WHAT YOU HAVE TO DO: Repeat the listing exactly as given, omitting every image.

──────────────────────────────

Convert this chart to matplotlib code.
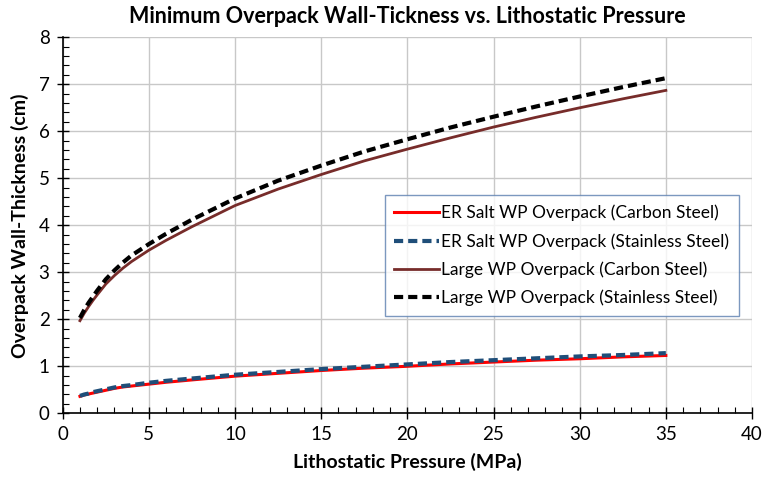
import numpy as np
import matplotlib.pyplot as plt
from matplotlib.ticker import MultipleLocator

plt.rcParams['font.family'] = ['Lato', 'DejaVu Sans']

# lithostatic pressure (MPa)
pressure = [1, 1.25, 1.5, 1.75, 2, 2.5, 3, 3.5, 4, 5, 6, 7.5, 10, 12.5, 15, 17.5,
            20, 22.5, 25, 27.5, 30, 32.5, 35]

# minimum wall thickness (cm)
er_carbon = [0.36, 0.39, 0.41, 0.43, 0.45, 0.49, 0.53, 0.56, 0.58, 0.62, 0.66, 0.71,
             0.79, 0.85, 0.91, 0.96, 1.00, 1.05, 1.09, 1.13, 1.16, 1.20, 1.23]
er_stainless = [0.37, 0.40, 0.42, 0.45, 0.47, 0.51, 0.55, 0.58, 0.60, 0.65, 0.69, 0.74,
                0.82, 0.88, 0.94, 0.99, 1.04, 1.09, 1.13, 1.17, 1.21, 1.24, 1.28]
large_carbon = [1.97, 2.13, 2.27, 2.40, 2.52, 2.75, 2.93, 3.09, 3.23, 3.47, 3.68, 3.97,
                4.42, 4.77, 5.08, 5.37, 5.62, 5.86, 6.09, 6.30, 6.50, 6.69, 6.87]
large_stainless = [2.03, 2.20, 2.35, 2.48, 2.61, 2.85, 3.04, 3.21, 3.36, 3.60, 3.82, 4.12,
                   4.57, 4.95, 5.27, 5.57, 5.83, 6.08, 6.31, 6.53, 6.74, 6.94, 7.13]

fig = plt.figure(figsize=(7.63, 4.78), dpi=100)
ax = fig.add_axes([0.0822, 0.1354, 0.9034, 0.7866])

ax.plot(pressure, er_carbon, color='#ff0000', lw=2.2, label='ER Salt WP Overpack (Carbon Steel)')
ax.plot(pressure, er_stainless, color='#1f4e79', lw=3, ls=(0, (2.2, 1.2)),
        label='ER Salt WP Overpack (Stainless Steel)')
ax.plot(pressure, large_carbon, color='#772c2a', lw=2, label='Large WP Overpack (Carbon Steel)')
ax.plot(pressure, large_stainless, color='black', lw=3, ls=(0, (2.2, 1.2)),
        label='Large WP Overpack (Stainless Steel)')

ax.set_xlim(0, 40)
ax.set_ylim(0, 8)
ax.xaxis.set_major_locator(MultipleLocator(5))
ax.xaxis.set_minor_locator(MultipleLocator(1))
ax.yaxis.set_major_locator(MultipleLocator(1))
ax.yaxis.set_minor_locator(MultipleLocator(0.2))
ax.tick_params(which='major', direction='inout', length=9, width=1, labelsize=13.5, pad=5)
ax.tick_params(which='minor', direction='in', length=4, width=0.8)

ax.grid(True, which='major', color='#c8c8c8', lw=1)
ax.set_axisbelow(True)
for side in ['top', 'right']:
    ax.spines[side].set_visible(False)
for side in ['left', 'bottom']:
    ax.spines[side].set_linewidth(1.2)

ax.set_title('Minimum Overpack Wall-Tickness vs. Lithostatic Pressure',
             fontsize=15.5, fontweight='bold', pad=10)
ax.set_xlabel('Lithostatic Pressure (MPa)', fontsize=14, fontweight='bold', labelpad=7)
ax.set_ylabel('Overpack Wall-Thickness (cm)', fontsize=14, fontweight='bold', labelpad=7)

leg = ax.legend(loc='upper left', bbox_to_anchor=(0.467, 0.58), fontsize=12.5,
                frameon=True, fancybox=False, handlelength=2.6, handletextpad=0.1,
                labelspacing=0.68, borderpad=0.55, borderaxespad=0)
leg.get_frame().set_edgecolor('#5b7fb0')
leg.get_frame().set_linewidth(1)

fig.savefig('out.png', dpi=100)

──────────────────────────────

OUTPUT BELOW:
Convert this chart to matplotlib code.
import numpy as np
import matplotlib.pyplot as plt
from matplotlib.ticker import MultipleLocator

plt.rcParams['font.family'] = ['Lato', 'DejaVu Sans']

# lithostatic pressure (MPa)
pressure = [1, 1.25, 1.5, 1.75, 2, 2.5, 3, 3.5, 4, 5, 6, 7.5, 10, 12.5, 15, 17.5,
            20, 22.5, 25, 27.5, 30, 32.5, 35]

# minimum wall thickness (cm)
er_carbon = [0.36, 0.39, 0.41, 0.43, 0.45, 0.49, 0.53, 0.56, 0.58, 0.62, 0.66, 0.71,
             0.79, 0.85, 0.91, 0.96, 1.00, 1.05, 1.09, 1.13, 1.16, 1.20, 1.23]
er_stainless = [0.37, 0.40, 0.42, 0.45, 0.47, 0.51, 0.55, 0.58, 0.60, 0.65, 0.69, 0.74,
                0.82, 0.88, 0.94, 0.99, 1.04, 1.09, 1.13, 1.17, 1.21, 1.24, 1.28]
large_carbon = [1.97, 2.13, 2.27, 2.40, 2.52, 2.75, 2.93, 3.09, 3.23, 3.47, 3.68, 3.97,
                4.42, 4.77, 5.08, 5.37, 5.62, 5.86, 6.09, 6.30, 6.50, 6.69, 6.87]
large_stainless = [2.03, 2.20, 2.35, 2.48, 2.61, 2.85, 3.04, 3.21, 3.36, 3.60, 3.82, 4.12,
                   4.57, 4.95, 5.27, 5.57, 5.83, 6.08, 6.31, 6.53, 6.74, 6.94, 7.13]

fig = plt.figure(figsize=(7.63, 4.78), dpi=100)
ax = fig.add_axes([0.0822, 0.1354, 0.9034, 0.7866])

ax.plot(pressure, er_carbon, color='#ff0000', lw=2.2, label='ER Salt WP Overpack (Carbon Steel)')
ax.plot(pressure, er_stainless, color='#1f4e79', lw=3, ls=(0, (2.2, 1.2)),
        label='ER Salt WP Overpack (Stainless Steel)')
ax.plot(pressure, large_carbon, color='#772c2a', lw=2, label='Large WP Overpack (Carbon Steel)')
ax.plot(pressure, large_stainless, color='black', lw=3, ls=(0, (2.2, 1.2)),
        label='Large WP Overpack (Stainless Steel)')

ax.set_xlim(0, 40)
ax.set_ylim(0, 8)
ax.xaxis.set_major_locator(MultipleLocator(5))
ax.xaxis.set_minor_locator(MultipleLocator(1))
ax.yaxis.set_major_locator(MultipleLocator(1))
ax.yaxis.set_minor_locator(MultipleLocator(0.2))
ax.tick_params(which='major', direction='inout', length=9, width=1, labelsize=13.5, pad=5)
ax.tick_params(which='minor', direction='in', length=4, width=0.8)

ax.grid(True, which='major', color='#c8c8c8', lw=1)
ax.set_axisbelow(True)
for side in ['top', 'right']:
    ax.spines[side].set_visible(False)
for side in ['left', 'bottom']:
    ax.spines[side].set_linewidth(1.2)

ax.set_title('Minimum Overpack Wall-Tickness vs. Lithostatic Pressure',
             fontsize=15.5, fontweight='bold', pad=10)
ax.set_xlabel('Lithostatic Pressure (MPa)', fontsize=14, fontweight='bold', labelpad=7)
ax.set_ylabel('Overpack Wall-Thickness (cm)', fontsize=14, fontweight='bold', labelpad=7)

leg = ax.legend(loc='upper left', bbox_to_anchor=(0.467, 0.58), fontsize=12.5,
                frameon=True, fancybox=False, handlelength=2.6, handletextpad=0.1,
                labelspacing=0.68, borderpad=0.55, borderaxespad=0)
leg.get_frame().set_edgecolor('#5b7fb0')
leg.get_frame().set_linewidth(1)

fig.savefig('out.png', dpi=100)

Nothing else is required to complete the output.